GEORGE of Pisidia Εξαμερον η τοι, κοσμουργια…Eiusdem Senarij De vanitate vitae. Omnia nunc primùm Graecè in lucem edita…per Fed. Morellum. Paris Fed. Morellum 1585
4to. 96ff. Title and text in Greek and Latin, small woodcut arms of Cardinal Sirleto, the dedicatee, on title-page, woodcut headpieces and initials, sidenotes of 2 leaves just shaved by the binder, occasional light discolouration, in modern marbled boards.

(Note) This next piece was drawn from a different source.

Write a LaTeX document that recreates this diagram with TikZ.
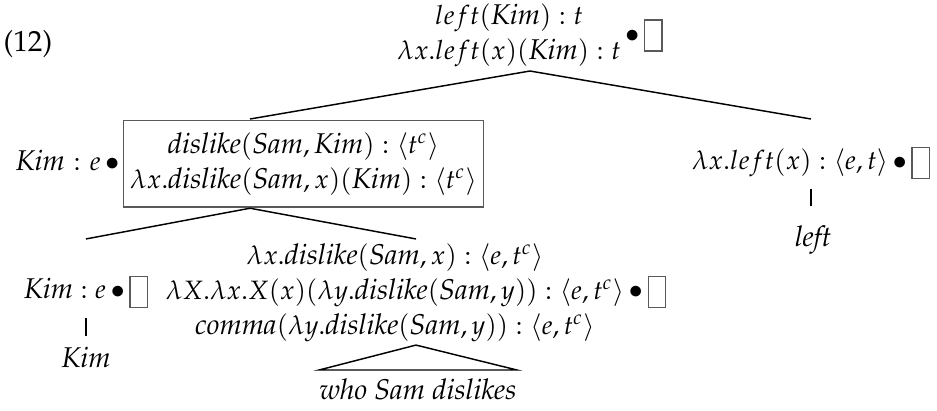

EDITIO PRINCEPS (second issue, the first is dated 1584) of two of George of Pisidia’s non-historical works, a didactic poem on the creation of the world and a treatise on the vanity of life, after the manner of Ecclesiastes. Little is known of this seventh century A.D. Byzantine poet and verse chronicler of the wars of the emperor Heraclius. ‘As a versifier Pisida is correct and even elegant; as a chronicler of contemporary events he is exceedingly useful; and later Byzantine writers enthusiastically compared him with, and even preferred him to, Euripedes’, Encyclopaedia Britannica. The work is dedicated, five days before his death, to Cardinal Sirleto (1514-1585), the Italian polymath, bibliophile and Vatican librarian – his rich library was acquired after his death by Cardinal Ascanio Colonna and added to the Vatican library by Benedict XIV. With a prefatory Latin poem on the work by Jean Dorat. From Colbert’s library with a partially shaved inscription at head ‘Bibliotheca Colbertina’, probably in Etienne Baluze’s hand.Adams G464; Hoffmann II, pp.165-66.